# [Short problem]
In your copy, include every line of the listing below exactly but none of the pictures.

━━━━━ Collected data ━━━━━

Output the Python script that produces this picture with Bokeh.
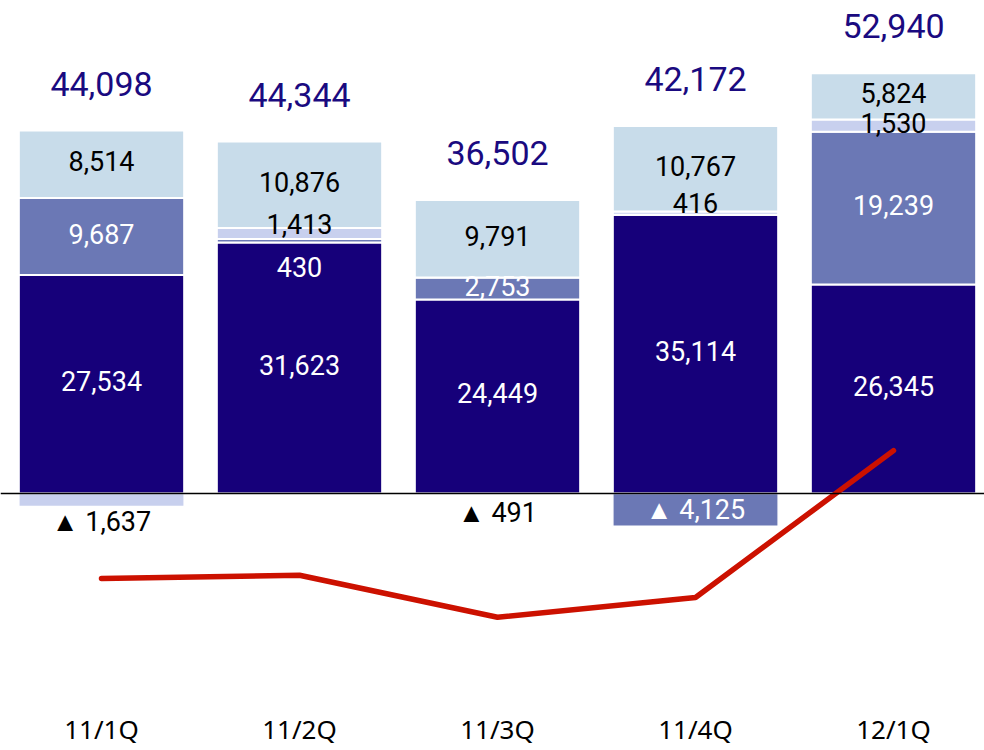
from bokeh.plotting import figure
from bokeh.models import ColumnDataSource, Range1d, Span, FixedTicker
from bokeh.core.properties import value
from bokeh.embed import file_html
from bokeh.resources import INLINE

# ---- data ----
categories = ["11/1Q", "11/2Q", "11/3Q", "11/4Q", "12/1Q"]
seg_navy = [27534, 31623, 24449, 35114, 26345]
seg_mid = [9687, 430, 2753, 0, 19239]
seg_lav = [0, 1413, 0, 416, 1530]
seg_light = [8514, 10876, 9791, 10767, 5824]
negatives = [-1637, 0, -491, -4125, 0]
totals = [44098, 44344, 36502, 42172, 52940]
line_vals = [-10700, -10300, -15600, -13100, 5400]

# ---- styles ----
C_NAVY = "#16007a"
C_MID = "#6b78b5"
C_LAV = "#c8d0ee"
C_LIGHT = "#c8dcea"
C_TOTAL = "#1a0a80"
neg_colors = [C_LAV, C_LAV, "#ffffff", C_MID, C_LAV]

FRAME_W, FRAME_H = 984, 704
ZERO_PX = 493          # px from frame top to zero line
UNITS_PER_PX = 126.0
x = list(range(len(categories)))
BAR_W = 0.835
X_START = -101 / 198
X_END = X_START + FRAME_W / 198

p = figure(frame_width=FRAME_W, frame_height=FRAME_H, output_backend="svg",
           toolbar_location=None, y_axis_location=None,
           x_range=Range1d(X_START, X_END),
           y_range=Range1d(-(FRAME_H - ZERO_PX) * UNITS_PER_PX, ZERO_PX * UNITS_PER_PX),
           min_border_left=0, min_border_right=0, min_border_top=0, min_border_bottom=0)
p.outline_line_color = None
p.grid.visible = False
p.background_fill_color = "white"
p.border_fill_color = "white"

src = ColumnDataSource(dict(x=x, navy=seg_navy, mid=seg_mid, lav=seg_lav, light=seg_light,
                            neg=negatives, negc=neg_colors))
p.vbar_stack(["navy", "mid", "lav", "light"], x="x", width=BAR_W, source=src,
             fill_color=[C_NAVY, C_MID, C_LAV, C_LIGHT], line_color="white", line_width=2)
p.vbar(x="x", top=0, bottom="neg", width=BAR_W, source=src,
       fill_color="negc", line_color="white", line_width=1.5)

p.line(x, line_vals, line_color="#cc1100", line_width=5.5, line_cap="round", line_join="round")

p.add_layout(Span(location=0, dimension="width", line_color="black", line_width=1.5))

# ---- segment labels ----
special = {(1, "lav"): -10, (1, "mid"): 26, (3, "lav"): -10}
lx, ly, lt, lc, lo = [], [], [], [], []
for i in x:
    base = 0
    for name, vals, col in [("navy", seg_navy, "white"), ("mid", seg_mid, "white"),
                            ("lav", seg_lav, "black"), ("light", seg_light, "black")]:
        v = vals[i]
        if v:
            lx.append(i); ly.append(base + v / 2); lt.append(f"{v:,}")
            lc.append(col); lo.append(special.get((i, name), -3))
        base += v
    n = negatives[i]
    if n:
        if abs(n) / UNITS_PER_PX < 20:
            lx.append(i); ly.append(n); lt.append(f"▲ {abs(n):,}"); lc.append("black"); lo.append(16)
        else:
            lx.append(i); ly.append(n / 2); lt.append(f"▲ {abs(n):,}"); lc.append("white"); lo.append(0)

lsrc = ColumnDataSource(dict(x=lx, y=ly, t=lt, c=lc, o=lo))
p.text(x="x", y="y", text="t", text_color="c", y_offset="o", source=lsrc,
       text_align="center", text_baseline="middle", text_font=value("Roboto"),
       text_font_size="27px")

tops = [a + b + c + d for a, b, c, d in zip(seg_navy, seg_mid, seg_lav, seg_light)]
tsrc = ColumnDataSource(dict(x=x, y=tops, t=[f"{v:,}" for v in totals]))
p.text(x="x", y="y", text="t", source=tsrc, y_offset=-47, text_color=C_TOTAL,
       text_align="center", text_baseline="middle", text_font=value("Roboto"),
       text_font_size="34px")

# ---- category axis ----
p.xaxis.ticker = FixedTicker(ticks=x)
p.xaxis.major_label_overrides = {i: c for i, c in zip(x, categories)}
p.xaxis.axis_line_color = None
p.xaxis.major_tick_line_color = None
p.xaxis.minor_tick_line_color = None
p.xaxis.major_tick_out = 0
p.xaxis.major_tick_in = 0
p.xaxis.major_label_standoff = 6
p.xaxis.major_label_text_font = "Noto Sans"
p.xaxis.major_label_text_font_size = "26px"
p.xaxis.major_label_text_color = "black"

open("out.html", "w").write(file_html(p, INLINE))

━━━━━

# [The completed task]
Output the Python script that produces this picture with Bokeh.
from bokeh.plotting import figure
from bokeh.models import ColumnDataSource, Range1d, Span, FixedTicker
from bokeh.core.properties import value
from bokeh.embed import file_html
from bokeh.resources import INLINE

# ---- data ----
categories = ["11/1Q", "11/2Q", "11/3Q", "11/4Q", "12/1Q"]
seg_navy = [27534, 31623, 24449, 35114, 26345]
seg_mid = [9687, 430, 2753, 0, 19239]
seg_lav = [0, 1413, 0, 416, 1530]
seg_light = [8514, 10876, 9791, 10767, 5824]
negatives = [-1637, 0, -491, -4125, 0]
totals = [44098, 44344, 36502, 42172, 52940]
line_vals = [-10700, -10300, -15600, -13100, 5400]

# ---- styles ----
C_NAVY = "#16007a"
C_MID = "#6b78b5"
C_LAV = "#c8d0ee"
C_LIGHT = "#c8dcea"
C_TOTAL = "#1a0a80"
neg_colors = [C_LAV, C_LAV, "#ffffff", C_MID, C_LAV]

FRAME_W, FRAME_H = 984, 704
ZERO_PX = 493          # px from frame top to zero line
UNITS_PER_PX = 126.0
x = list(range(len(categories)))
BAR_W = 0.835
X_START = -101 / 198
X_END = X_START + FRAME_W / 198

p = figure(frame_width=FRAME_W, frame_height=FRAME_H, output_backend="svg",
           toolbar_location=None, y_axis_location=None,
           x_range=Range1d(X_START, X_END),
           y_range=Range1d(-(FRAME_H - ZERO_PX) * UNITS_PER_PX, ZERO_PX * UNITS_PER_PX),
           min_border_left=0, min_border_right=0, min_border_top=0, min_border_bottom=0)
p.outline_line_color = None
p.grid.visible = False
p.background_fill_color = "white"
p.border_fill_color = "white"

src = ColumnDataSource(dict(x=x, navy=seg_navy, mid=seg_mid, lav=seg_lav, light=seg_light,
                            neg=negatives, negc=neg_colors))
p.vbar_stack(["navy", "mid", "lav", "light"], x="x", width=BAR_W, source=src,
             fill_color=[C_NAVY, C_MID, C_LAV, C_LIGHT], line_color="white", line_width=2)
p.vbar(x="x", top=0, bottom="neg", width=BAR_W, source=src,
       fill_color="negc", line_color="white", line_width=1.5)

p.line(x, line_vals, line_color="#cc1100", line_width=5.5, line_cap="round", line_join="round")

p.add_layout(Span(location=0, dimension="width", line_color="black", line_width=1.5))

# ---- segment labels ----
special = {(1, "lav"): -10, (1, "mid"): 26, (3, "lav"): -10}
lx, ly, lt, lc, lo = [], [], [], [], []
for i in x:
    base = 0
    for name, vals, col in [("navy", seg_navy, "white"), ("mid", seg_mid, "white"),
                            ("lav", seg_lav, "black"), ("light", seg_light, "black")]:
        v = vals[i]
        if v:
            lx.append(i); ly.append(base + v / 2); lt.append(f"{v:,}")
            lc.append(col); lo.append(special.get((i, name), -3))
        base += v
    n = negatives[i]
    if n:
        if abs(n) / UNITS_PER_PX < 20:
            lx.append(i); ly.append(n); lt.append(f"▲ {abs(n):,}"); lc.append("black"); lo.append(16)
        else:
            lx.append(i); ly.append(n / 2); lt.append(f"▲ {abs(n):,}"); lc.append("white"); lo.append(0)

lsrc = ColumnDataSource(dict(x=lx, y=ly, t=lt, c=lc, o=lo))
p.text(x="x", y="y", text="t", text_color="c", y_offset="o", source=lsrc,
       text_align="center", text_baseline="middle", text_font=value("Roboto"),
       text_font_size="27px")

tops = [a + b + c + d for a, b, c, d in zip(seg_navy, seg_mid, seg_lav, seg_light)]
tsrc = ColumnDataSource(dict(x=x, y=tops, t=[f"{v:,}" for v in totals]))
p.text(x="x", y="y", text="t", source=tsrc, y_offset=-47, text_color=C_TOTAL,
       text_align="center", text_baseline="middle", text_font=value("Roboto"),
       text_font_size="34px")

# ---- category axis ----
p.xaxis.ticker = FixedTicker(ticks=x)
p.xaxis.major_label_overrides = {i: c for i, c in zip(x, categories)}
p.xaxis.axis_line_color = None
p.xaxis.major_tick_line_color = None
p.xaxis.minor_tick_line_color = None
p.xaxis.major_tick_out = 0
p.xaxis.major_tick_in = 0
p.xaxis.major_label_standoff = 6
p.xaxis.major_label_text_font = "Noto Sans"
p.xaxis.major_label_text_font_size = "26px"
p.xaxis.major_label_text_color = "black"

open("out.html", "w").write(file_html(p, INLINE))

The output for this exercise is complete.